Linking Virus Population Genetic Structure to Infectivity and Adaptation
Location(s): United States
United States Department of Defense, Defense Advanced Research Projects Agency (DARPA) project titled, “Linking Virus Population Genetic Structure to Infectivity and Adaptation:” collaboration with the University of California, San Francisco and Stanford University (CA); Mount Sinai School of Medicine (NY); Leloir Institute (Argentina); and SAIC Inc. (San Diego, CA).
The project focuses on dengue virus (DENV) with a goal to examine cross-species adaptation on the natural virus cycle from mosquito to mammalian cells. DENV offers a unique opportunity to capture how the quasispecies structure and dynamics determine cycling between insect and human environments. The objective is to predict viral evolutionary trajectories and pathogenic potential.
The study is focused on diversity and sequence structure of a viral population and how these features are associated with fitness. A new accurate approach to measure the mutation distribution of viral quasispecies (i.e. the genetic structure of the population) was developed, and this information is linked to experimentally measured viral fitness landscapes through developed computer algorithms.

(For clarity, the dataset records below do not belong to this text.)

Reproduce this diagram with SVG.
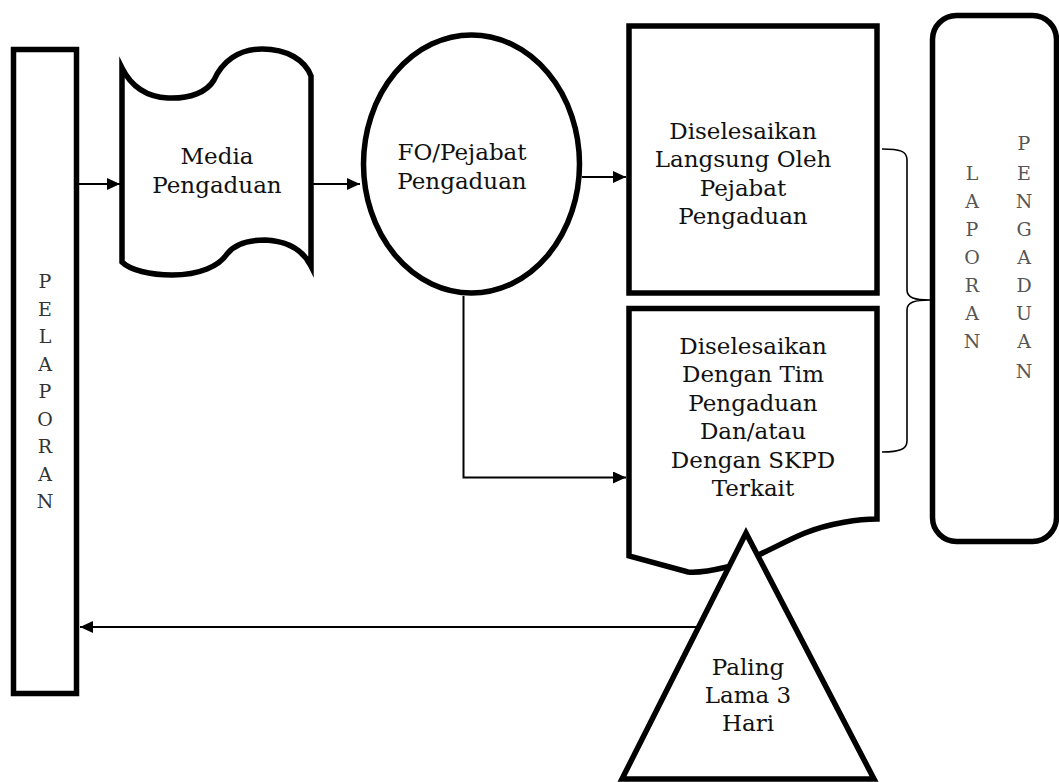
<svg xmlns="http://www.w3.org/2000/svg" width="1059" height="782" viewBox="0 0 1059 782">
<style>
.shape{fill:#fff;stroke:#000;stroke-width:5.5;stroke-miterlimit:10}
.lbl{font-family:"DejaVu Serif","Liberation Serif",serif;font-size:23px;fill:#111;text-anchor:middle}
.vt{font-family:"DejaVu Serif","Liberation Serif",serif;font-size:19px;fill:#555;text-anchor:middle}
.vtd{font-family:"DejaVu Serif","Liberation Serif",serif;font-size:19px;fill:#333;text-anchor:middle}
.conn{fill:none;stroke:#000;stroke-width:2}
.brace{fill:none;stroke:#000;stroke-width:1.6}
</style>
<defs>
<marker id="arr" markerUnits="userSpaceOnUse" markerWidth="13" markerHeight="12" refX="13" refY="6" orient="auto">
<path d="M0,0 L13,6 L0,12 z" fill="#000"/>
</marker>
</defs>
<rect width="1059" height="782" fill="#fff"/>

<g id="connectors">
<line class="conn" x1="79" y1="184" x2="120" y2="184" marker-end="url(#arr)"/>
<line class="conn" x1="313" y1="184" x2="360" y2="184" marker-end="url(#arr)"/>
<line class="conn" x1="582" y1="177" x2="626" y2="177" marker-end="url(#arr)"/>
<path class="conn" d="M463.5,296 V477.5 H626" marker-end="url(#arr)"/>
<line class="conn" x1="700" y1="627" x2="80" y2="627" marker-end="url(#arr)"/>
<path class="brace" d="M882,149 C900,149 907,151 907,160 V290 C907,298 915,300 930,300 C915,300 907,302 907,310 V441 C907,449 900,452 882,452"/>
</g>

<g id="pelaporan">
<rect class="shape" x="13.5" y="49.5" width="63" height="644"/>
<text class="vtd"><tspan x="45" y="288">P</tspan><tspan x="45" y="315.5">E</tspan><tspan x="45" y="343">L</tspan><tspan x="45" y="370.5">A</tspan><tspan x="45" y="398">P</tspan><tspan x="45" y="425.5">O</tspan><tspan x="45" y="453">R</tspan><tspan x="45" y="480.5">A</tspan><tspan x="45" y="508">N</tspan></text>
</g>

<g id="media">
<path class="shape" d="M122,68 C132,88 148,97 168,98 C190,99 207,92 214,80 C222,62 238,49 262,49 C287,49 305,60 311,76 L311,266 C303,250 287,241 265,240 C245,240 233,246 227,254 C219,266 200,275 172,275 C150,275 130,270 122,262 Z"/>
<text class="lbl"><tspan x="217" y="164">Media</tspan><tspan x="217" y="193">Pengaduan</tspan></text>
</g>

<g id="fo">
<ellipse class="shape" cx="471.5" cy="164" rx="108" ry="129"/>
<text class="lbl"><tspan x="462" y="160">FO/Pejabat</tspan><tspan x="462" y="189">Pengaduan</tspan></text>
</g>

<g id="langsung">
<rect class="shape" x="629" y="26" width="248" height="267"/>
<text class="lbl"><tspan x="743" y="138.5">Diselesaikan</tspan><tspan x="743" y="167">Langsung Oleh</tspan><tspan x="743" y="195.5">Pejabat</tspan><tspan x="743" y="224">Pengaduan</tspan></text>
</g>

<g id="tim">
<path class="shape" d="M629,308.5 H877 V519 C860,519 830,523 805,533 C780,543 750,562 727,567 C710,571 697,573 688,572 L629,556 Z"/>
<text class="lbl"><tspan x="753" y="353.5">Diselesaikan</tspan><tspan x="753" y="382">Dengan Tim</tspan><tspan x="753" y="410.5">Pengaduan</tspan><tspan x="753" y="439">Dan/atau</tspan><tspan x="753" y="467.5">Dengan SKPD</tspan><tspan x="753" y="496">Terkait</tspan></text>
</g>

<g id="laporan">
<rect class="shape" x="932.5" y="15.5" width="124" height="526" rx="24"/>
<text class="vt"><tspan x="972" y="180">L</tspan><tspan x="972" y="208">A</tspan><tspan x="972" y="236">P</tspan><tspan x="972" y="264">O</tspan><tspan x="972" y="292">R</tspan><tspan x="972" y="320">A</tspan><tspan x="972" y="348">N</tspan></text>
<text class="vt"><tspan x="1024" y="150">P</tspan><tspan x="1024" y="180">E</tspan><tspan x="1024" y="208">N</tspan><tspan x="1024" y="236">G</tspan><tspan x="1024" y="264">A</tspan><tspan x="1024" y="292">D</tspan><tspan x="1024" y="320">U</tspan><tspan x="1024" y="348">A</tspan><tspan x="1024" y="378">N</tspan></text>
</g>

<g id="paling">
<path class="shape" d="M746,533 L874,779 L622,779 Z"/>
<text class="lbl"><tspan x="748" y="675">Paling</tspan><tspan x="748" y="703">Lama 3</tspan><tspan x="748" y="731">Hari</tspan></text>
</g>
</svg>
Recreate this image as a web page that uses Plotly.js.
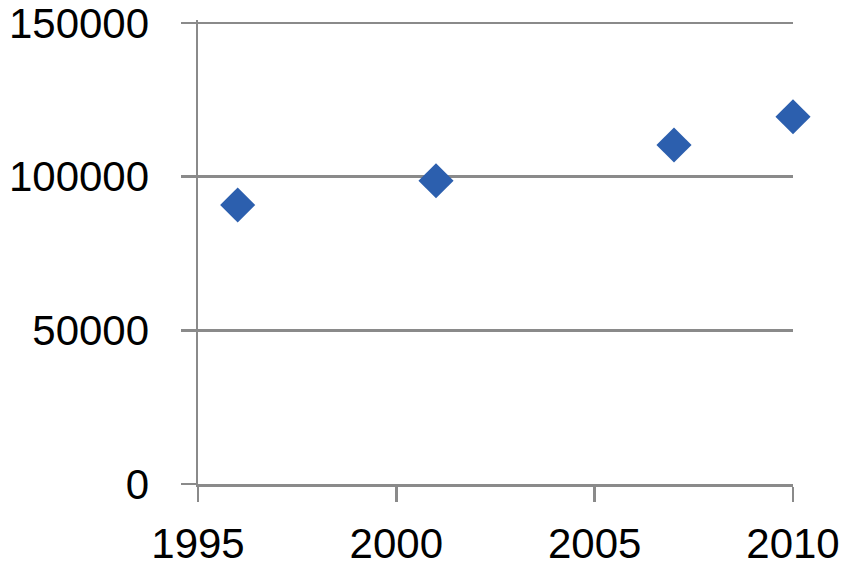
<!DOCTYPE html>
<html>
<head>
<meta charset="utf-8">
<script src="https://cdn.plot.ly/plotly-3.0.1.min.js"></script>
<style>html,body{margin:0;padding:0;background:#fff;}#chart{width:850px;height:570px;}</style>
</head>
<body>
<div id="chart"></div>
<script>
var years = [1996, 2001, 2007, 2010];
var values = [90800, 98700, 110300, 119500];
var xTicks = [1995, 2000, 2005, 2010];
var yTicks = [0, 50000, 100000, 150000];

var trace = {
  x: years,
  y: values,
  type: 'scatter',
  mode: 'markers',
  cliponaxis: false,
  marker: {symbol: 'diamond', size: 27, color: '#2c5fae', line: {width: 0}},
  hoverinfo: 'x+y'
};

var axisFont = {family: 'Liberation Sans, Arial, sans-serif', size: 42, color: '#000'};

var layout = {
  width: 850,
  height: 570,
  margin: {l: 198, r: 57, t: 20, b: 86, pad: 0},
  paper_bgcolor: '#fff',
  plot_bgcolor: '#fff',
  showlegend: false,
  xaxis: {
    range: [1995, 2010],
    tickvals: xTicks,
    ticktext: xTicks.map(String),
    showgrid: false,
    zeroline: false,
    showline: true,
    linecolor: '#8a8a8a',
    linewidth: 2.5,
    ticks: 'outside',
    ticklen: 15,
    tickwidth: 2.5,
    tickcolor: '#8a8a8a',
    ticklabelstandoff: 6,
    ticklabeloverflow: 'allow',
    tickfont: axisFont
  },
  yaxis: {
    range: [0, 151000],
    tickvals: yTicks,
    ticktext: yTicks.map(String),
    showgrid: true,
    gridcolor: '#8a8a8a',
    gridwidth: 2.5,
    zeroline: false,
    showline: true,
    linecolor: '#8a8a8a',
    linewidth: 2.5,
    ticks: 'outside',
    ticklen: 15,
    tickwidth: 2.5,
    tickcolor: '#8a8a8a',
    ticklabelstandoff: 23,
    ticklabeloverflow: 'allow',
    tickfont: axisFont
  }
};

Plotly.newPlot('chart', [trace], layout, {displayModeBar: false, staticPlot: true});
</script>
</body>
</html>
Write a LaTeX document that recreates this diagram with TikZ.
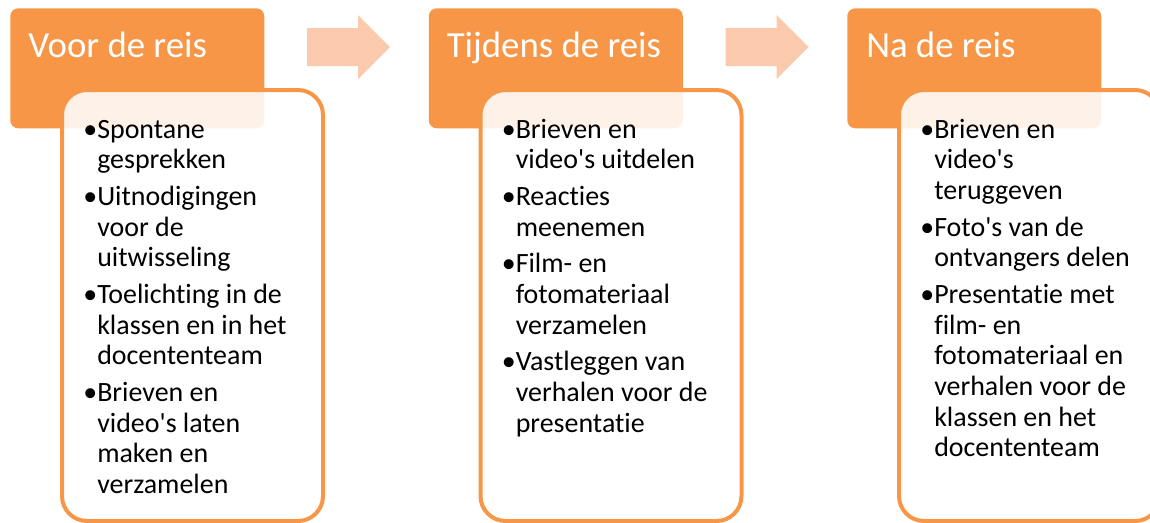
\documentclass[tikz,border=0pt]{standalone}
\usepackage{fontspec}
\setmainfont{Carlito}[Ligatures={CommonOff,TeXOff}]
\definecolor{acc}{HTML}{F79646}
\definecolor{arr}{HTML}{FBCAAD}
\tikzset{
 hdr/.style={fill=acc, rounded corners=6pt, minimum width=190.5pt, minimum height=90pt, inner sep=0pt, anchor=north west},
 bodybox/.style={draw=acc, line width=3pt, fill=white, fill opacity=0.88, draw opacity=1, rounded corners=18.75pt, minimum width=195.75pt, minimum height=323.25pt, anchor=north west, inner sep=0pt},
 ttl/.style={text=white, font=\fontsize{27.6pt}{33pt}\selectfont, anchor=base west, inner sep=0pt},
 lst/.style={anchor=base west, inner sep=0pt, text=black},
 arrw/.style={fill=arr, draw=none}
}
\newcommand{\itm}{\par\leavevmode\llap{•}}
\newcommand{\blist}[1]{\begin{minipage}[t]{230pt}\fontsize{20.95pt}{23pt}\selectfont\setlength{\parskip}{4.5pt}\setlength{\parindent}{0pt}\raggedright #1\end{minipage}}
\begin{document}
\begin{tikzpicture}[x=0.75pt,y=-0.75pt]
\useasboundingbox (0,0) rectangle (1150,522);
\clip (0,0) rectangle (1150,522);
% headers
\node[hdr] (h1) at (10,8) {};
\node[hdr] (h2) at (428.5,8) {};
\node[hdr] (h3) at (847,8) {};
% arrows
\fill[arrw] (307,28) -- (358,28) -- (358,15) -- (390,47) -- (358,79) -- (358,66) -- (307,66) -- cycle;
\fill[arrw] (725.5,28) -- (776.5,28) -- (776.5,15) -- (808.5,47) -- (776.5,79) -- (776.5,66) -- (725.5,66) -- cycle;
% body boxes
\node[bodybox] (b1) at (60,88) {};
\node[bodybox] (b2) at (478.5,88) {};
\node[bodybox] (b3) at (897,88) {};
% titles
\node[ttl] (t1) at (28,57) {Voor de reis};
\node[ttl] (t2) at (446.5,57) {Tijdens de reis};
\node[ttl] (t3) at (866,57) {Na de reis};
% lists
\node[lst] (l1) at (97,138) {\blist{%
\itm Spontane\\gesprekken
\itm Uitnodigingen\\voor de\\uitwisseling
\itm Toelichting in de\\klassen en in het\\docententeam
\itm Brieven en\\video\textquotesingle s laten\\maken en\\verzamelen}};
\node[lst] (l2) at (515.5,138) {\blist{%
\itm Brieven en\\video\textquotesingle s uitdelen
\itm Reacties\\meenemen
\itm Film- en\\fotomateriaal\\verzamelen
\itm Vastleggen van\\verhalen voor de\\presentatie}};
\node[lst] (l3) at (934,138) {\blist{%
\itm Brieven en\\video\textquotesingle s\\teruggeven
\itm Foto\textquotesingle s van de\\ontvangers delen
\itm Presentatie met\\film- en\\fotomateriaal en\\verhalen voor de\\klassen en het\\docententeam}};
\end{tikzpicture}
\end{document}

The fundamental force shaping virus evolution is its interaction with the host machinery, whereby for example the cellular environment modulate viral diversity and immune mechanisms acts as constant selective pressures. The computational task is to identify these forces via analysis and integration of heterogeneous omics data: NGS sequencing, mass-spec proteomics, image analysis, etc. The wider goal is to predict the ability of any RNA virus to jump from other species into humans, spread in the human population and cause disease.